**Stated goal:**
Please return nothing but the lines between the line holding "Recreate this image" and the line holding "(xtip) -- (447,197);", both ends included, without the pictures.

**Provided material:**
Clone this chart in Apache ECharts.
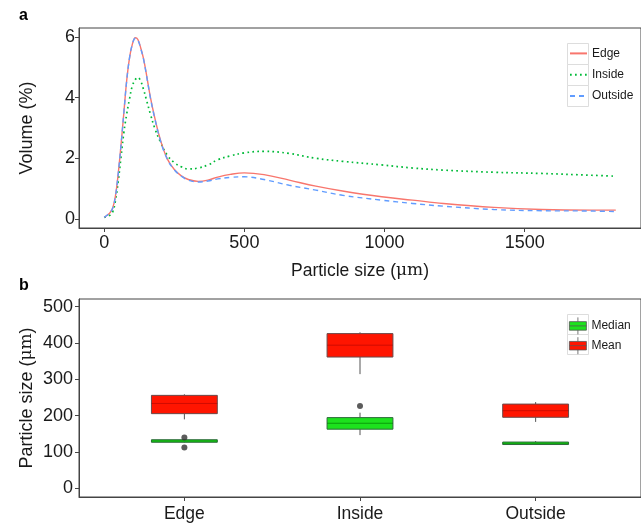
<!DOCTYPE html>
<html>
<head>
<meta charset="utf-8">
<script src="https://cdn.jsdelivr.net/npm/echarts@6/dist/echarts.min.js"></script>
<style>
  html, body { margin: 0; padding: 0; background: #fff; }
  #chart { width: 641px; height: 523px; }
</style>
</head>
<body>
<div id="chart"></div>
<script>
// Panel a: particle size distributions (volume %)
const sizes = [0, 10, 20, 30, 40, 50, 60, 70, 80, 90, 100, 111, 120, 130, 140, 150, 165, 180, 200, 225, 250, 275, 300, 335, 370, 405, 450, 500, 570, 660, 755, 850, 990, 1100, 1210, 1390, 1560, 1740, 1825];
const edgeVol = [0.05, 0.12, 0.2, 0.35, 0.75, 1.5, 2.45, 3.5, 4.55, 5.3, 5.75, 5.98, 5.92, 5.65, 5.3, 4.8, 4.0, 3.35, 2.62, 1.98, 1.63, 1.42, 1.3, 1.24, 1.28, 1.38, 1.47, 1.52, 1.46, 1.28, 1.08, 0.92, 0.73, 0.62, 0.51, 0.38, 0.31, 0.29, 0.29];
const insideVol = [0.05, 0.08, 0.12, 0.22, 0.6, 1.25, 2.05, 2.85, 3.45, 3.95, 4.38, 4.6, 4.67, 4.55, 4.28, 3.95, 3.45, 3.0, 2.55, 2.1, 1.86, 1.72, 1.65, 1.68, 1.78, 1.95, 2.08, 2.18, 2.23, 2.16, 2.0, 1.9, 1.78, 1.68, 1.61, 1.54, 1.5, 1.44, 1.41];
const outsideVol = [0.05, 0.12, 0.2, 0.35, 0.75, 1.5, 2.45, 3.5, 4.55, 5.3, 5.75, 5.96, 5.9, 5.63, 5.28, 4.78, 3.98, 3.33, 2.6, 1.97, 1.62, 1.41, 1.28, 1.22, 1.25, 1.32, 1.37, 1.39, 1.3, 1.11, 0.95, 0.78, 0.62, 0.51, 0.42, 0.31, 0.27, 0.26, 0.24];
const volTicks = [0, 2, 4, 6];
const sizeTicks = [0, 500, 1000, 1500];

// Panel b: box statistics per location [min, Q1, median, Q3, max]
const groups = ['Edge', 'Inside', 'Outside'];
const medianStats = [
  [126, 127, 130.5, 134, 135],
  [146.7, 163, 179.3, 194.8, 208.4],
  [119.6, 120.8, 124.2, 127.6, 130.4]
];
const meanStats = [
  [190, 205.7, 233.7, 256, 259],
  [314.4, 361.4, 394, 425.8, 429.4],
  [183, 195.7, 213.9, 232, 237.5]
];
// outliers of the median boxes: [group index, value]
const medianOutliers = [[0, 140], [0, 112.5], [1, 226.6]];
const psTicks = [0, 100, 200, 300, 400, 500];

const FONT = 'Liberation Sans, Arial, sans-serif';
const AXIS_COLOR = '#444';
const TEXT_COLOR = '#1a1a1a';
const BOX_WIDTH = 0.375; // in category units
const BOX_ICON = 'path://M0,5L20,5L20,15L0,15Z M0,10L20,10 M10,0L10,5 M10,15L10,20';

const pair = (xs, ys) => xs.map((x, i) => [x, ys[i]]);

function boxRenderer(fill, stroke, medianColor) {
  return function (params, api) {
    const x = api.value(0);
    const pMin = api.coord([x, api.value(1)]);
    const pQ1 = api.coord([x, api.value(2)]);
    const pMed = api.coord([x, api.value(3)]);
    const pQ3 = api.coord([x, api.value(4)]);
    const pMax = api.coord([x, api.value(5)]);
    const half = api.size([BOX_WIDTH, 0])[0] / 2;
    const whisker = { stroke: '#555', lineWidth: 1 };
    return {
      type: 'group',
      children: [
        { type: 'line', shape: { x1: pMax[0], y1: pMax[1], x2: pQ3[0], y2: pQ3[1] }, style: whisker },
        { type: 'line', shape: { x1: pQ1[0], y1: pQ1[1], x2: pMin[0], y2: pMin[1] }, style: whisker },
        { type: 'rect', shape: { x: pQ3[0] - half, y: pQ3[1], width: half * 2, height: pQ1[1] - pQ3[1] },
          style: { fill: fill, stroke: stroke, lineWidth: 1 } },
        { type: 'line', shape: { x1: pMed[0] - half, y1: pMed[1], x2: pMed[0] + half, y2: pMed[1] },
          style: { stroke: medianColor, lineWidth: 1 } }
      ]
    };
  };
}

const chart = echarts.init(document.getElementById('chart'), null, { renderer: 'canvas' });

const muRich = { mu: { fontFamily: 'DejaVu Serif, serif', fontSize: 17, color: TEXT_COLOR } };
const plain = v => String(v);

const option = {
  backgroundColor: '#fff',
  animation: false,
  textStyle: { fontFamily: FONT },
  grid: [
    { left: 79, right: -9, top: 28, height: 200, show: true, borderColor: AXIS_COLOR, borderWidth: 1 },
    { left: 79, right: -9, top: 299, height: 200, show: true, borderColor: AXIS_COLOR, borderWidth: 1 }
  ],
  xAxis: [
    {
      type: 'value', gridIndex: 0, min: -90, max: 1915,
      name: 'Particle size ({mu|μm})', nameLocation: 'middle', nameGap: 34, nameMoveOverlap: false,
      nameTextStyle: { fontSize: 17.5, color: TEXT_COLOR, rich: muRich },
      axisLine: { show: true, onZero: false, lineStyle: { color: AXIS_COLOR, width: 1 } },
      axisTick: { show: true, length: 4, lineStyle: { color: AXIS_COLOR }, customValues: sizeTicks },
      axisLabel: { fontSize: 18, color: TEXT_COLOR, margin: 6, customValues: sizeTicks, formatter: plain },
      splitLine: { show: false }
    },
    {
      type: 'value', gridIndex: 1, min: 0.4, max: 3.6,
      axisLine: { show: true, onZero: false, lineStyle: { color: AXIS_COLOR, width: 1 } },
      axisTick: { show: true, length: 4, lineStyle: { color: AXIS_COLOR }, customValues: [1, 2, 3] },
      axisLabel: { fontSize: 17.5, color: TEXT_COLOR, margin: 8, customValues: [1, 2, 3],
        formatter: v => groups[Math.round(v) - 1] || '' },
      splitLine: { show: false }
    }
  ],
  yAxis: [
    {
      type: 'value', gridIndex: 0, min: -0.3, max: 6.3,
      name: 'Volume (%)', nameLocation: 'middle', nameGap: 43, nameMoveOverlap: false,
      nameTextStyle: { fontSize: 18, color: TEXT_COLOR },
      axisLine: { show: true, onZero: false, lineStyle: { color: AXIS_COLOR, width: 1 } },
      axisTick: { show: true, length: 4, lineStyle: { color: AXIS_COLOR }, customValues: volTicks },
      axisLabel: { fontSize: 18, color: TEXT_COLOR, margin: 4, customValues: volTicks, formatter: plain },
      splitLine: { show: false }
    },
    {
      type: 'value', gridIndex: 1, min: -23.5, max: 521,
      name: 'Particle size ({mu|μm})', nameLocation: 'middle', nameGap: 43, nameMoveOverlap: false,
      nameTextStyle: { fontSize: 18, color: TEXT_COLOR, rich: muRich },
      axisLine: { show: true, onZero: false, lineStyle: { color: AXIS_COLOR, width: 1 } },
      axisTick: { show: true, length: 4, lineStyle: { color: AXIS_COLOR }, customValues: psTicks },
      axisLabel: { fontSize: 18, color: TEXT_COLOR, margin: 6, customValues: psTicks, formatter: plain },
      splitLine: { show: false }
    }
  ],
  legend: [
    {
      orient: 'vertical', left: 569, top: 44, padding: 0, itemWidth: 17, itemHeight: 21, itemGap: 2.5,
      itemStyle: { opacity: 0 },
      textStyle: { fontSize: 12, color: TEXT_COLOR },
      data: ['Edge', 'Inside', 'Outside']
    },
    {
      orient: 'vertical', left: 569, top: 317, padding: 0, itemWidth: 17, itemHeight: 20, itemGap: 2,
      textStyle: { fontSize: 12, color: TEXT_COLOR },
      data: [
        { name: 'Median', icon: BOX_ICON, itemStyle: { color: '#1DE21D', borderColor: '#555', borderWidth: 0.8 } },
        { name: 'Mean', icon: BOX_ICON, itemStyle: { color: '#FF1500', borderColor: '#555', borderWidth: 0.8 } }
      ]
    }
  ],
  graphic: [
    { type: 'text', left: 19, top: 8, style: { text: 'a', font: 'bold 16px Liberation Sans, Arial', fill: '#000' } },
    { type: 'text', left: 19, top: 278, style: { text: 'b', font: 'bold 16px Liberation Sans, Arial', fill: '#000' } },
    { type: 'rect', left: 567, top: 43, z: -1, shape: { width: 21, height: 21 }, style: { fill: '#fff', stroke: '#ddd' } },
    { type: 'rect', left: 567, top: 64, z: -1, shape: { width: 21, height: 21 }, style: { fill: '#fff', stroke: '#ddd' } },
    { type: 'rect', left: 567, top: 85, z: -1, shape: { width: 21, height: 21 }, style: { fill: '#fff', stroke: '#ddd' } },
    { type: 'rect', left: 567, top: 314, z: -1, shape: { width: 21, height: 20 }, style: { fill: '#fff', stroke: '#ddd' } },
    { type: 'rect', left: 567, top: 334, z: -1, shape: { width: 21, height: 20 }, style: { fill: '#fff', stroke: '#ddd' } }
  ],
  series: [
    {
      name: 'Edge', type: 'line', xAxisIndex: 0, yAxisIndex: 0, data: pair(sizes, edgeVol),
      smooth: 0.4, showSymbol: false, color: '#F8766D',
      lineStyle: { color: '#F8766D', width: 1.4 }, z: 3
    },
    {
      name: 'Inside', type: 'line', xAxisIndex: 0, yAxisIndex: 0, data: pair(sizes, insideVol),
      smooth: 0.4, showSymbol: false, color: '#00BA38',
      lineStyle: { color: '#00BA38', width: 1.7, type: [1.7, 3.3] }, z: 2
    },
    {
      name: 'Outside', type: 'line', xAxisIndex: 0, yAxisIndex: 0, data: pair(sizes, outsideVol),
      smooth: 0.4, showSymbol: false, color: '#619CFF',
      lineStyle: { color: '#619CFF', width: 1.4, type: [5, 4] }, z: 4
    },
    {
      name: 'Mean', type: 'custom', xAxisIndex: 1, yAxisIndex: 1, color: '#FF1500',
      renderItem: boxRenderer('#FF1500', '#6a4a4a', 'rgba(150,0,0,0.45)'),
      encode: { x: 0, y: [1, 2, 3, 4, 5] },
      data: meanStats.map((s, i) => [i + 1, ...s])
    },
    {
      name: 'Median', type: 'custom', xAxisIndex: 1, yAxisIndex: 1, color: '#1DE21D',
      renderItem: boxRenderer('#1DE21D', '#2f6a3c', 'rgba(0,110,0,0.6)'),
      encode: { x: 0, y: [1, 2, 3, 4, 5] },
      data: medianStats.map((s, i) => [i + 1, ...s])
    },
    {
      name: 'Median outliers', type: 'scatter', xAxisIndex: 1, yAxisIndex: 1,
      symbolSize: 6, itemStyle: { color: '#333' },
      data: medianOutliers.map(o => [o[0] + 1, o[1]])
    }
  ]
};

chart.setOption(option);
</script>
</body>
</html>
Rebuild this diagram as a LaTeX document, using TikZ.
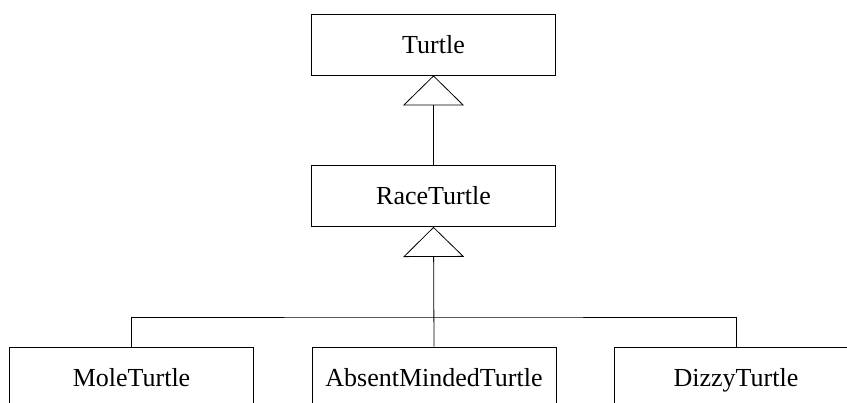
\documentclass[tikz,border=0pt]{standalone}
\usepackage{fontspec}
\setmainfont{Liberation Serif}
\usetikzlibrary{arrows.meta}
\tikzset{
  cls/.style={draw, line width=0.6pt, rectangle, minimum width=244*0.75pt, minimum height=61*0.75pt, inner sep=0pt, text height=12.9pt, text depth=0pt, font=\fontsize{19.5}{22}\selectfont, fill=white},
  inh/.style={line width=0.6pt, -{Triangle[open, length=30*0.75pt, width=61*0.75pt, line width=0.6pt]}},
  ln/.style={line width=0.6pt}
}
\begin{document}
\begin{tikzpicture}[x=0.75pt, y=-0.75pt]
\useasboundingbox (0,0) rectangle (847,403);
\clip (0,0) rectangle (847,403);
\node[cls] (turtle) at (433.5,44.5) {Turtle};
\node[cls] (race) at (433.5,196) {RaceTurtle};
\node[cls] (mole) at (131.5,377.5) {MoleTurtle};
\node[cls] (absent) at (434,377.5) {AbsentMindedTurtle};
\node[cls] (dizzy) at (736,377.5) {DizzyTurtle};
\coordinate (bus) at (433.5,317);
\draw[inh] (race.north) -- (turtle.south);
\draw[inh] (absent.north) -- (race.south);
\draw[ln] (mole.north) |- (bus) -| (dizzy.north);
\end{tikzpicture}
\end{document}
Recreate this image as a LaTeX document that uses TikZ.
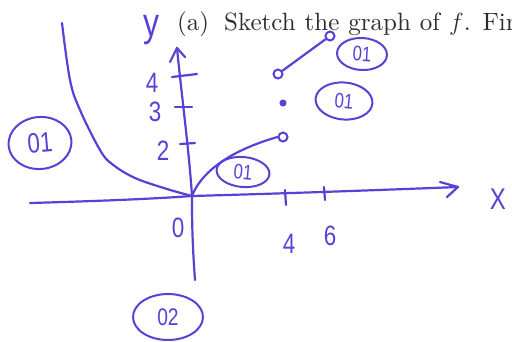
\documentclass[tikz,border=0pt]{standalone}
\usepackage{fontspec}
\newfontfamily\hand[FakeStretch=0.8]{Liberation Sans}
\newfontfamily\printfont{lmroman10-regular.otf}
\usetikzlibrary{shapes.geometric}
\definecolor{inkc}{RGB}{88,66,214}
\definecolor{printc}{RGB}{45,45,45}
\begin{document}
\begin{tikzpicture}[x=1pt,y=-1pt,
  ink/.style={draw=inkc, line width=2.2pt, line cap=round, line join=round},
  hw/.style={text=inkc, font=\hand\fontsize{28}{28}\selectfont, inner sep=0pt},
  hwsmall/.style={text=inkc, font=\hand\fontsize{21}{21}\selectfont, inner sep=0pt},
  score/.style={ellipse, draw=inkc, line width=2pt, inner sep=0pt},
  opendot/.style={circle, draw=inkc, fill=white, line width=2pt, minimum size=9pt, inner sep=0pt},
  filldot/.style={circle, draw=inkc, fill=inkc, line width=1pt, minimum size=6pt, inner sep=0pt}]
\useasboundingbox (0,0) rectangle (512,341);
\clip (0,0) rectangle (512,341);
\fill[white] (0,0) rectangle (512,341);

% printed text
\node[anchor=base west, inner sep=0pt, text=printc, font=\printfont\fontsize{25}{30}\selectfont]
  (title) at (177,30) {\spaceskip=0.36em (a)\hspace{0.6em}Sketch the graph of $f$. Find};

% axes
\coordinate (O) at (192,196);
\coordinate (ytip) at (177,48);
\coordinate (xtip) at (458,187);
\draw[ink] (195,280) .. controls (192,240) and (192,215) .. (O)
  .. controls (189,150) and (181,90) .. (ytip);
\draw[ink] (170,62) -- (ytip) -- (185,57);
\draw[ink] (30,203) .. controls (100,201) and (150,199) .. (O)
  .. controls (300,193) and (380,190) .. (xtip);
\draw[ink] (440,182) -- (xtip) -- (447,197);

% ticks
\draw[ink] (172,77) -- (197,74);
\draw[ink] (175,107) -- (192,107);
\draw[ink] (180,144) -- (195,143);
\draw[ink] (285,190) -- (286,205);
\draw[ink] (324,187) -- (325,200);

% axis labels
\node[hw, font=\hand\fontsize{40}{40}\selectfont] (ylab) at (151,30) {y};
\node[hw] (l4) at (152,83) {4};
\node[hw] (l3) at (155,112) {3};
\node[hw] (l2) at (163,151) {2};
\node[hw] (l0) at (178,228) {0};
\node[hw] (x4) at (289,244) {4};
\node[hw] (x6) at (330,236) {6};
\node[hw, font=\hand\fontsize{30}{30}\selectfont] (xlab) at (498,199) {X};

% left branch
\draw[ink] plot[smooth, tension=0.6] coordinates {(62,23) (70,80) (80,110) (100,150) (112,164) (135,178) (167,189) (O)};

% right curve to open circle
\node[opendot] (c1) at (283,137) {};
\draw[ink] (O) .. controls (200,175) and (225,152) .. (c1.west);
\node[filldot] (d1) at (283,103) {};
\node[opendot] (c2) at (278,74) {};
\node[opendot] (c3) at (330,36) {};
\draw[ink] (c2) -- (c3);

% score marks
\node[score, hw, minimum width=63pt, minimum height=52pt, rotate=5] (s1) at (40,143) {01};
\node[score, hwsmall, minimum width=53pt, minimum height=30pt, rotate=-5] (s2) at (243,172) {01};
\node[score, hwsmall, minimum width=57pt, minimum height=37pt, rotate=-5] (s3) at (344,101) {01};
\node[score, hwsmall, minimum width=50pt, minimum height=32pt, rotate=-3] (s4) at (362,54) {01};
\node[score, hw, font=\hand\fontsize{24}{24}\selectfont, minimum width=70pt, minimum height=46pt] (s5) at (168,317) {02};
\end{tikzpicture}
\end{document}
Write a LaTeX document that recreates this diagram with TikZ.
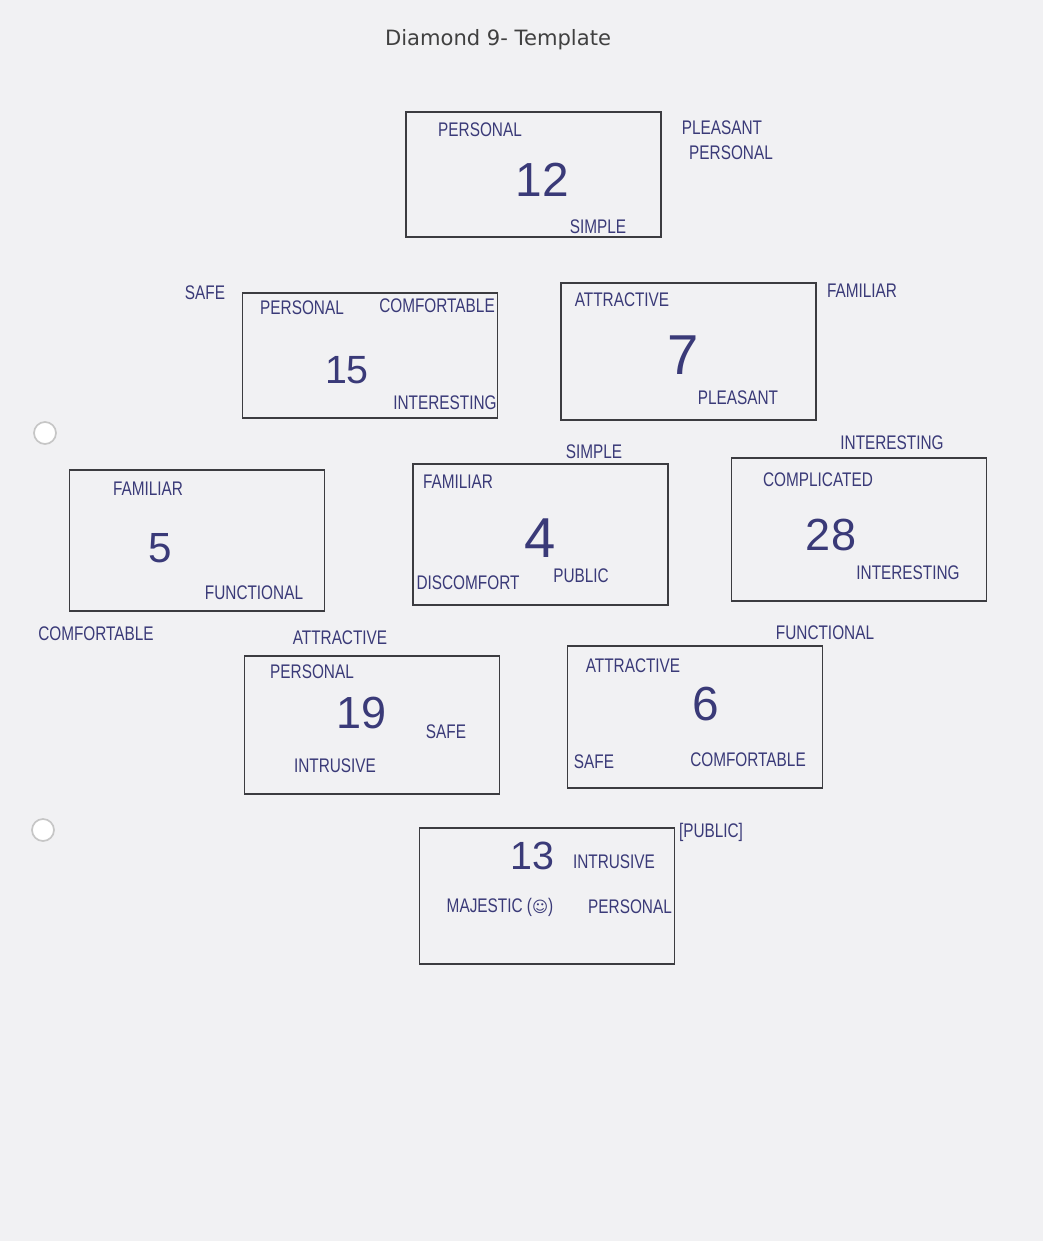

**The answer:**
Recreate this image as a LaTeX document that uses TikZ.
\documentclass[tikz,border=0pt]{standalone}
\usepackage{fontspec}
\newfontfamily\hand[FakeStretch=0.8]{Liberation Sans}
\newfontfamily\printfont{lmroman10-regular.otf}
\usetikzlibrary{shapes.geometric}
\definecolor{inkc}{RGB}{88,66,214}
\definecolor{printc}{RGB}{45,45,45}
\begin{document}
\begin{tikzpicture}[x=1pt,y=-1pt,
  ink/.style={draw=inkc, line width=2.2pt, line cap=round, line join=round},
  hw/.style={text=inkc, font=\hand\fontsize{28}{28}\selectfont, inner sep=0pt},
  hwsmall/.style={text=inkc, font=\hand\fontsize{21}{21}\selectfont, inner sep=0pt},
  score/.style={ellipse, draw=inkc, line width=2pt, inner sep=0pt},
  opendot/.style={circle, draw=inkc, fill=white, line width=2pt, minimum size=9pt, inner sep=0pt},
  filldot/.style={circle, draw=inkc, fill=inkc, line width=1pt, minimum size=6pt, inner sep=0pt}]
\useasboundingbox (0,0) rectangle (512,341);
\clip (0,0) rectangle (512,341);
\fill[white] (0,0) rectangle (512,341);

% printed text
\node[anchor=base west, inner sep=0pt, text=printc, font=\printfont\fontsize{25}{30}\selectfont]
  (title) at (177,30) {\spaceskip=0.36em (a)\hspace{0.6em}Sketch the graph of $f$. Find};

% axes
\coordinate (O) at (192,196);
\coordinate (ytip) at (177,48);
\coordinate (xtip) at (458,187);
\draw[ink] (195,280) .. controls (192,240) and (192,215) .. (O)
  .. controls (189,150) and (181,90) .. (ytip);
\draw[ink] (170,62) -- (ytip) -- (185,57);
\draw[ink] (30,203) .. controls (100,201) and (150,199) .. (O)
  .. controls (300,193) and (380,190) .. (xtip);
\draw[ink] (440,182) -- (xtip) -- (447,197);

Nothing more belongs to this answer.